Aim of the exercise: Write out the material again exactly, please, and omit the pictures.

Source excerpt:
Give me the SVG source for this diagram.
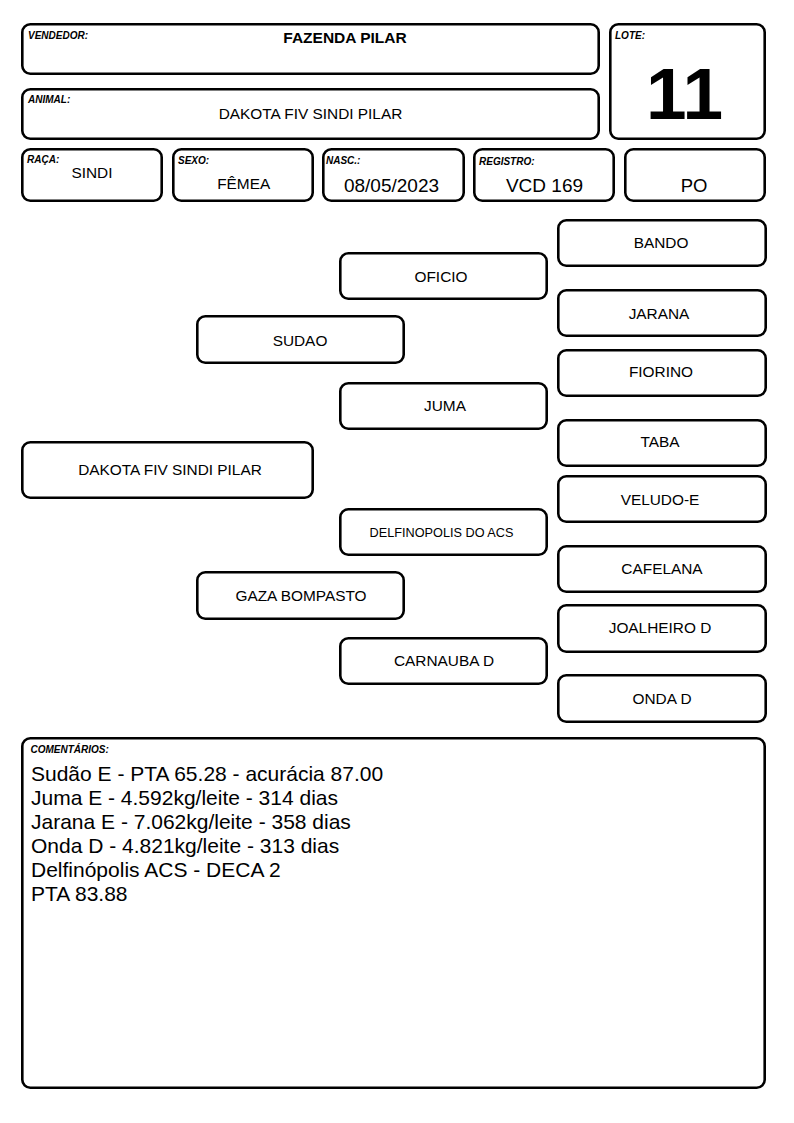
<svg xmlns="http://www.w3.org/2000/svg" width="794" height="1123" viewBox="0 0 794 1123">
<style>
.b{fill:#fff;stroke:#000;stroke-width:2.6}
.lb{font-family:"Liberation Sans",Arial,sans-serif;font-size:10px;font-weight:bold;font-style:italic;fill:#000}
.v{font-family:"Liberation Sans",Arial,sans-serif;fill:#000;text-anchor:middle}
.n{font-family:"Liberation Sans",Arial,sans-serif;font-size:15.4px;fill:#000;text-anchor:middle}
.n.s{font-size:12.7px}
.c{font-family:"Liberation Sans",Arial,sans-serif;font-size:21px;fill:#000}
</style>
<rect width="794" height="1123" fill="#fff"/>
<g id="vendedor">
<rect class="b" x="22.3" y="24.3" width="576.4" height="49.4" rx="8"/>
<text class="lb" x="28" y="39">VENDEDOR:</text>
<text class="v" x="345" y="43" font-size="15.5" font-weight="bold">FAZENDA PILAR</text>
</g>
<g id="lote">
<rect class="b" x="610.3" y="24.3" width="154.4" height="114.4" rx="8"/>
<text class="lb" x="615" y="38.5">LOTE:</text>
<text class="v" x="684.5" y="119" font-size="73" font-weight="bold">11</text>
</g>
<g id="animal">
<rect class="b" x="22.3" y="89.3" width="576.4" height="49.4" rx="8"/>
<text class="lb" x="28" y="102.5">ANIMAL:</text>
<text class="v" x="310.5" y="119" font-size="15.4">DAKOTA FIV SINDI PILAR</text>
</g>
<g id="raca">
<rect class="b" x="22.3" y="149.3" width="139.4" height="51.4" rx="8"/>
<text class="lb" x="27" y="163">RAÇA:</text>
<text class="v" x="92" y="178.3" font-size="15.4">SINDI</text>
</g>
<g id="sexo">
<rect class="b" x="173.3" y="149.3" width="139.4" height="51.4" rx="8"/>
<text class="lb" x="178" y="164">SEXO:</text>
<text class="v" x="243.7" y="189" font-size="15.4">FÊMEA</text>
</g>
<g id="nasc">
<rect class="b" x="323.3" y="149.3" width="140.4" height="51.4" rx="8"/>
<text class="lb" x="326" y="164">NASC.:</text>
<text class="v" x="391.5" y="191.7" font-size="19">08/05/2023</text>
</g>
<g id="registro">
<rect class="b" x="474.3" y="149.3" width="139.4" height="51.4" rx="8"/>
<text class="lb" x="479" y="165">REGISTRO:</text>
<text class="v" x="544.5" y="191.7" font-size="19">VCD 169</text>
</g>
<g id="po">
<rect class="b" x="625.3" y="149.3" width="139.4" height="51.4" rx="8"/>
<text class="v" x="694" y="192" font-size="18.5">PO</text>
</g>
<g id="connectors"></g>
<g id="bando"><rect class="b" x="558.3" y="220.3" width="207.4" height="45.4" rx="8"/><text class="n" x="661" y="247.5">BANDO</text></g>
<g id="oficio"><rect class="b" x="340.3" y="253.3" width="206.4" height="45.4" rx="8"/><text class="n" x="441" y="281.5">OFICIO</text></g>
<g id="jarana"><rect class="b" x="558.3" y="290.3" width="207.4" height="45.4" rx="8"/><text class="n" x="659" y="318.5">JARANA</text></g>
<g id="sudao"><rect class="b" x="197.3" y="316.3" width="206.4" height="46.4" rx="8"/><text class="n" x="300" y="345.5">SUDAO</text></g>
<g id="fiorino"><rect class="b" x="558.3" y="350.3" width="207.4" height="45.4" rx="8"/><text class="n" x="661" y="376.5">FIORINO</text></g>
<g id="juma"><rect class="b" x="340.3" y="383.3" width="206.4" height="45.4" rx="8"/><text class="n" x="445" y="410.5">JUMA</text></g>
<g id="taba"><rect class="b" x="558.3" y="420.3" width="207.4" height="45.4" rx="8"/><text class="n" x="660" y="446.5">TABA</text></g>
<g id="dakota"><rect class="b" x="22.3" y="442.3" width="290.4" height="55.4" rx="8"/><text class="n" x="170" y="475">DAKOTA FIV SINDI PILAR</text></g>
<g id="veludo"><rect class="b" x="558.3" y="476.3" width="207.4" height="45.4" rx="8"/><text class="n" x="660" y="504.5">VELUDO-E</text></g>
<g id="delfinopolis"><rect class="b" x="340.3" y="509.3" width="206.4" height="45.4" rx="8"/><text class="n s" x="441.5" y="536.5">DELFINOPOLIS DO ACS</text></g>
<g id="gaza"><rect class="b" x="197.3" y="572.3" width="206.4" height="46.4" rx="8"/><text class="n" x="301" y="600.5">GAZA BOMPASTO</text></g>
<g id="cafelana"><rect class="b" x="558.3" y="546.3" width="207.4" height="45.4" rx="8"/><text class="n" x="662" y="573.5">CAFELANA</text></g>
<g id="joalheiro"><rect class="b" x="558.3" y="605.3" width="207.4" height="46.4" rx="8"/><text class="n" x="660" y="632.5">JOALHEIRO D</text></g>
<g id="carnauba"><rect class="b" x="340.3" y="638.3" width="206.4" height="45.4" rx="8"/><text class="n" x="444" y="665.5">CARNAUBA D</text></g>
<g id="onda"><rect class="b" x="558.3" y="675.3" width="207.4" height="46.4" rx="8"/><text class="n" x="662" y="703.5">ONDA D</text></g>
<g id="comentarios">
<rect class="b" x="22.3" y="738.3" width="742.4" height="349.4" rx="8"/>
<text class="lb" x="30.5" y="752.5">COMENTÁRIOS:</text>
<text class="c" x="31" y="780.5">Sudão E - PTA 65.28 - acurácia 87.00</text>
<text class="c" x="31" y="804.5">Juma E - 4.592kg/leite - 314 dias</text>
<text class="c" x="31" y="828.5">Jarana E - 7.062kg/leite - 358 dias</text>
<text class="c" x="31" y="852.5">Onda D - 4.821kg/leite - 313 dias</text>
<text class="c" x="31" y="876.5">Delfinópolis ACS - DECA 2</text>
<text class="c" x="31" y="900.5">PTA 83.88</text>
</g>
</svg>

Reply to the task:
Give me the SVG source for this diagram.
<svg xmlns="http://www.w3.org/2000/svg" width="794" height="1123" viewBox="0 0 794 1123">
<style>
.b{fill:#fff;stroke:#000;stroke-width:2.6}
.lb{font-family:"Liberation Sans",Arial,sans-serif;font-size:10px;font-weight:bold;font-style:italic;fill:#000}
.v{font-family:"Liberation Sans",Arial,sans-serif;fill:#000;text-anchor:middle}
.n{font-family:"Liberation Sans",Arial,sans-serif;font-size:15.4px;fill:#000;text-anchor:middle}
.n.s{font-size:12.7px}
.c{font-family:"Liberation Sans",Arial,sans-serif;font-size:21px;fill:#000}
</style>
<rect width="794" height="1123" fill="#fff"/>
<g id="vendedor">
<rect class="b" x="22.3" y="24.3" width="576.4" height="49.4" rx="8"/>
<text class="lb" x="28" y="39">VENDEDOR:</text>
<text class="v" x="345" y="43" font-size="15.5" font-weight="bold">FAZENDA PILAR</text>
</g>
<g id="lote">
<rect class="b" x="610.3" y="24.3" width="154.4" height="114.4" rx="8"/>
<text class="lb" x="615" y="38.5">LOTE:</text>
<text class="v" x="684.5" y="119" font-size="73" font-weight="bold">11</text>
</g>
<g id="animal">
<rect class="b" x="22.3" y="89.3" width="576.4" height="49.4" rx="8"/>
<text class="lb" x="28" y="102.5">ANIMAL:</text>
<text class="v" x="310.5" y="119" font-size="15.4">DAKOTA FIV SINDI PILAR</text>
</g>
<g id="raca">
<rect class="b" x="22.3" y="149.3" width="139.4" height="51.4" rx="8"/>
<text class="lb" x="27" y="163">RAÇA:</text>
<text class="v" x="92" y="178.3" font-size="15.4">SINDI</text>
</g>
<g id="sexo">
<rect class="b" x="173.3" y="149.3" width="139.4" height="51.4" rx="8"/>
<text class="lb" x="178" y="164">SEXO:</text>
<text class="v" x="243.7" y="189" font-size="15.4">FÊMEA</text>
</g>
<g id="nasc">
<rect class="b" x="323.3" y="149.3" width="140.4" height="51.4" rx="8"/>
<text class="lb" x="326" y="164">NASC.:</text>
<text class="v" x="391.5" y="191.7" font-size="19">08/05/2023</text>
</g>
<g id="registro">
<rect class="b" x="474.3" y="149.3" width="139.4" height="51.4" rx="8"/>
<text class="lb" x="479" y="165">REGISTRO:</text>
<text class="v" x="544.5" y="191.7" font-size="19">VCD 169</text>
</g>
<g id="po">
<rect class="b" x="625.3" y="149.3" width="139.4" height="51.4" rx="8"/>
<text class="v" x="694" y="192" font-size="18.5">PO</text>
</g>
<g id="connectors"></g>
<g id="bando"><rect class="b" x="558.3" y="220.3" width="207.4" height="45.4" rx="8"/><text class="n" x="661" y="247.5">BANDO</text></g>
<g id="oficio"><rect class="b" x="340.3" y="253.3" width="206.4" height="45.4" rx="8"/><text class="n" x="441" y="281.5">OFICIO</text></g>
<g id="jarana"><rect class="b" x="558.3" y="290.3" width="207.4" height="45.4" rx="8"/><text class="n" x="659" y="318.5">JARANA</text></g>
<g id="sudao"><rect class="b" x="197.3" y="316.3" width="206.4" height="46.4" rx="8"/><text class="n" x="300" y="345.5">SUDAO</text></g>
<g id="fiorino"><rect class="b" x="558.3" y="350.3" width="207.4" height="45.4" rx="8"/><text class="n" x="661" y="376.5">FIORINO</text></g>
<g id="juma"><rect class="b" x="340.3" y="383.3" width="206.4" height="45.4" rx="8"/><text class="n" x="445" y="410.5">JUMA</text></g>
<g id="taba"><rect class="b" x="558.3" y="420.3" width="207.4" height="45.4" rx="8"/><text class="n" x="660" y="446.5">TABA</text></g>
<g id="dakota"><rect class="b" x="22.3" y="442.3" width="290.4" height="55.4" rx="8"/><text class="n" x="170" y="475">DAKOTA FIV SINDI PILAR</text></g>
<g id="veludo"><rect class="b" x="558.3" y="476.3" width="207.4" height="45.4" rx="8"/><text class="n" x="660" y="504.5">VELUDO-E</text></g>
<g id="delfinopolis"><rect class="b" x="340.3" y="509.3" width="206.4" height="45.4" rx="8"/><text class="n s" x="441.5" y="536.5">DELFINOPOLIS DO ACS</text></g>
<g id="gaza"><rect class="b" x="197.3" y="572.3" width="206.4" height="46.4" rx="8"/><text class="n" x="301" y="600.5">GAZA BOMPASTO</text></g>
<g id="cafelana"><rect class="b" x="558.3" y="546.3" width="207.4" height="45.4" rx="8"/><text class="n" x="662" y="573.5">CAFELANA</text></g>
<g id="joalheiro"><rect class="b" x="558.3" y="605.3" width="207.4" height="46.4" rx="8"/><text class="n" x="660" y="632.5">JOALHEIRO D</text></g>
<g id="carnauba"><rect class="b" x="340.3" y="638.3" width="206.4" height="45.4" rx="8"/><text class="n" x="444" y="665.5">CARNAUBA D</text></g>
<g id="onda"><rect class="b" x="558.3" y="675.3" width="207.4" height="46.4" rx="8"/><text class="n" x="662" y="703.5">ONDA D</text></g>
<g id="comentarios">
<rect class="b" x="22.3" y="738.3" width="742.4" height="349.4" rx="8"/>
<text class="lb" x="30.5" y="752.5">COMENTÁRIOS:</text>
<text class="c" x="31" y="780.5">Sudão E - PTA 65.28 - acurácia 87.00</text>
<text class="c" x="31" y="804.5">Juma E - 4.592kg/leite - 314 dias</text>
<text class="c" x="31" y="828.5">Jarana E - 7.062kg/leite - 358 dias</text>
<text class="c" x="31" y="852.5">Onda D - 4.821kg/leite - 313 dias</text>
<text class="c" x="31" y="876.5">Delfinópolis ACS - DECA 2</text>
<text class="c" x="31" y="900.5">PTA 83.88</text>
</g>
</svg>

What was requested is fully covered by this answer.